(STATED TASK): Could the lines from the start of the data through the line with "const height = 871" be set down exactly, with no pictures among them?

---

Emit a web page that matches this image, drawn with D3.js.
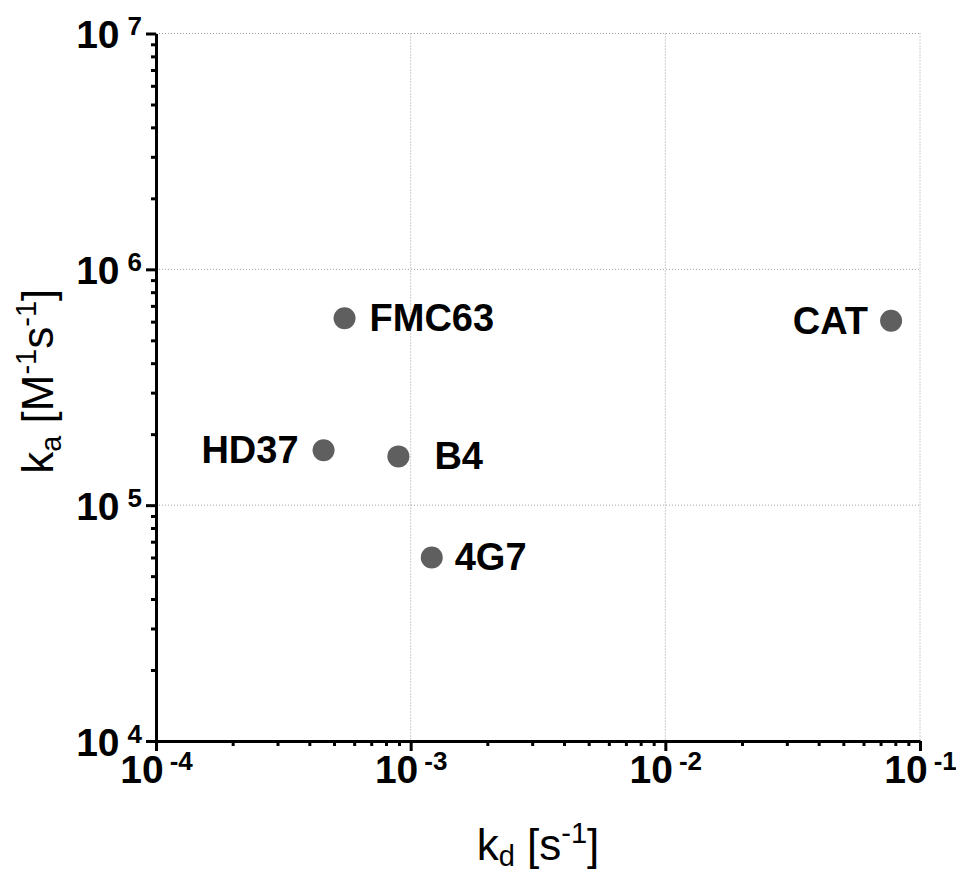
<!DOCTYPE html>
<html>
<head>
<meta charset="utf-8">
<script src="https://cdn.jsdelivr.net/npm/d3@7"></script>
<style>
  body { margin: 0; background: #fff; }
  svg { display: block; font-family: "Liberation Sans", Arial, sans-serif; }
</style>
</head>
<body>
<svg id="chart" width="956" height="871"></svg>
<script>
// Binding kinetics per antibody
const names = ["FMC63", "HD37", "B4", "4G7", "CAT"];
const kd = [5.5e-4, 4.55e-4, 8.95e-4, 1.21e-3, 7.7e-2];   // s^-1
const ka = [6.2e5, 1.71e5, 1.61e5, 6.0e4, 6.05e5];        // M^-1 s^-1

const xTickExp = [-4, -3, -2, -1];
const yTickExp = [4, 5, 6, 7];

// label placement (side, gap from point centre)
const labelSide = ["right", "left", "right", "right", "left"];
const labelGap = [25, 25, 36, 23, 23];

const svg = d3.select("#chart");
const margin = { left: 156, top: 33.5, right: 36, bottom: 130 };
const width = 956 - margin.left - margin.right;
const height = 871 - margin.top - margin.bottom;

const g = svg.append("g").attr("transform", `translate(${margin.left},${margin.top})`);

const x = d3.scaleLog().domain([1e-4, 1e-1]).range([0, width]);
const y = d3.scaleLog().domain([1e4, 1e7]).range([height, 0]);

// minor ticks 2..9 in each decade
function minorTicks(lo, hi) {
  const out = [];
  for (let e = lo; e < hi; e++) {
    for (let m = 2; m <= 9; m++) out.push(m * Math.pow(10, e));
  }
  return out;
}

// grid (dotted)
g.append("g").selectAll("line")
  .data(xTickExp.slice(1))
  .join("line")
    .attr("x1", d => x(Math.pow(10, d))).attr("x2", d => x(Math.pow(10, d)))
    .attr("y1", 0).attr("y2", height)
    .attr("stroke", "#a0a0a0").attr("stroke-width", 1).attr("stroke-dasharray", "1,2");
g.append("g").selectAll("line")
  .data(yTickExp.slice(1))
  .join("line")
    .attr("y1", d => y(Math.pow(10, d))).attr("y2", d => y(Math.pow(10, d)))
    .attr("x1", 0).attr("x2", width)
    .attr("stroke", "#a0a0a0").attr("stroke-width", 1).attr("stroke-dasharray", "1,2");

// minor ticks
g.append("g").attr("transform", `translate(0,${height})`)
  .call(d3.axisBottom(x).tickValues(minorTicks(-4, -1)).tickSize(5).tickFormat(""))
  .call(a => a.select(".domain").remove())
  .selectAll("line").attr("stroke", "#000").attr("stroke-width", 3);
g.append("g")
  .call(d3.axisLeft(y).tickValues(minorTicks(4, 7)).tickSize(5).tickFormat(""))
  .call(a => a.select(".domain").remove())
  .selectAll("line").attr("stroke", "#000").attr("stroke-width", 3);

// major axes
const xAxis = g.append("g").attr("transform", `translate(0,${height})`)
  .call(d3.axisBottom(x).tickValues(xTickExp.map(e => Math.pow(10, e))).tickSize(10).tickSizeOuter(0).tickFormat(""));
const yAxis = g.append("g")
  .call(d3.axisLeft(y).tickValues(yTickExp.map(e => Math.pow(10, e))).tickSize(10).tickSizeOuter(0).tickFormat(""));

[xAxis, yAxis].forEach(a => {
  a.select(".domain").attr("stroke", "#000").attr("stroke-width", 3);
  a.selectAll(".tick line").attr("stroke", "#000").attr("stroke-width", 3);
});

// tick labels as 10^n
xAxis.selectAll(".tick").each(function(d) {
  const t = d3.select(this).append("text")
    .attr("y", 42).attr("text-anchor", "middle")
    .attr("fill", "#000").attr("font-weight", "bold").attr("font-size", 39)
    .attr("font-family", "Liberation Sans, Arial, sans-serif");
  t.append("tspan").text("10");
  t.append("tspan").attr("dx", 6).attr("dy", -13).attr("font-size", 26)
    .text(Math.round(Math.log10(d)));
});
yAxis.selectAll(".tick").each(function(d) {
  const t = d3.select(this).append("text")
    .attr("x", -14).attr("y", 14).attr("text-anchor", "end")
    .attr("fill", "#000").attr("font-weight", "bold").attr("font-size", 39)
    .attr("font-family", "Liberation Sans, Arial, sans-serif");
  t.append("tspan").text("10");
  t.append("tspan").attr("dx", 8).attr("dy", -13).attr("font-size", 26)
    .text(Math.round(Math.log10(d)));
});

// points
const pts = names.map((n, i) => ({ name: n, kd: kd[i], ka: ka[i], side: labelSide[i], gap: labelGap[i] }));

g.append("g").selectAll("circle")
  .data(pts)
  .join("circle")
    .attr("cx", d => x(d.kd))
    .attr("cy", d => y(d.ka))
    .attr("r", 11)
    .attr("fill", "#5f5f5f");

g.append("g").selectAll("text")
  .data(pts)
  .join("text")
    .attr("x", d => x(d.kd) + (d.side === "right" ? d.gap : -d.gap))
    .attr("y", d => y(d.ka) + 13)
    .attr("text-anchor", d => d.side === "right" ? "start" : "end")
    .attr("font-weight", "bold")
    .attr("font-size", 38)
    .attr("fill", "#000")
    .text(d => d.name);

// axis titles
const xt = svg.append("text")
  .attr("x", margin.left + width / 2)
  .attr("y", 860)
  .attr("text-anchor", "middle")
  .attr("font-size", 44)
  .attr("fill", "#000");
xt.append("tspan").text("k");
xt.append("tspan").attr("dy", 6).attr("font-size", 29).text("d");
xt.append("tspan").attr("dy", -6).text(" [s");
xt.append("tspan").attr("dy", -17).attr("font-size", 29).text("-1");
xt.append("tspan").attr("dy", 17).text("]");

const yt = svg.append("text")
  .attr("transform", `translate(53,${margin.top + height / 2 - 6}) rotate(-90)`)
  .attr("text-anchor", "middle")
  .attr("font-size", 44)
  .attr("fill", "#000");
yt.append("tspan").text("k");
yt.append("tspan").attr("dy", 8).attr("font-size", 29).text("a");
yt.append("tspan").attr("dy", -8).text(" [M");
yt.append("tspan").attr("dy", -17).attr("font-size", 29).text("-1");
yt.append("tspan").attr("dy", 17).text("s");
yt.append("tspan").attr("dy", -17).attr("font-size", 29).text("-1");
yt.append("tspan").attr("dy", 17).text("]");
</script>
</body>
</html>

---

(RESULT FOR THIS TASK):
Emit a web page that matches this image, drawn with D3.js.
<!DOCTYPE html>
<html>
<head>
<meta charset="utf-8">
<script src="https://cdn.jsdelivr.net/npm/d3@7"></script>
<style>
  body { margin: 0; background: #fff; }
  svg { display: block; font-family: "Liberation Sans", Arial, sans-serif; }
</style>
</head>
<body>
<svg id="chart" width="956" height="871"></svg>
<script>
// Binding kinetics per antibody
const names = ["FMC63", "HD37", "B4", "4G7", "CAT"];
const kd = [5.5e-4, 4.55e-4, 8.95e-4, 1.21e-3, 7.7e-2];   // s^-1
const ka = [6.2e5, 1.71e5, 1.61e5, 6.0e4, 6.05e5];        // M^-1 s^-1

const xTickExp = [-4, -3, -2, -1];
const yTickExp = [4, 5, 6, 7];

// label placement (side, gap from point centre)
const labelSide = ["right", "left", "right", "right", "left"];
const labelGap = [25, 25, 36, 23, 23];

const svg = d3.select("#chart");
const margin = { left: 156, top: 33.5, right: 36, bottom: 130 };
const width = 956 - margin.left - margin.right;
const height = 871 - margin.top - margin.bottom;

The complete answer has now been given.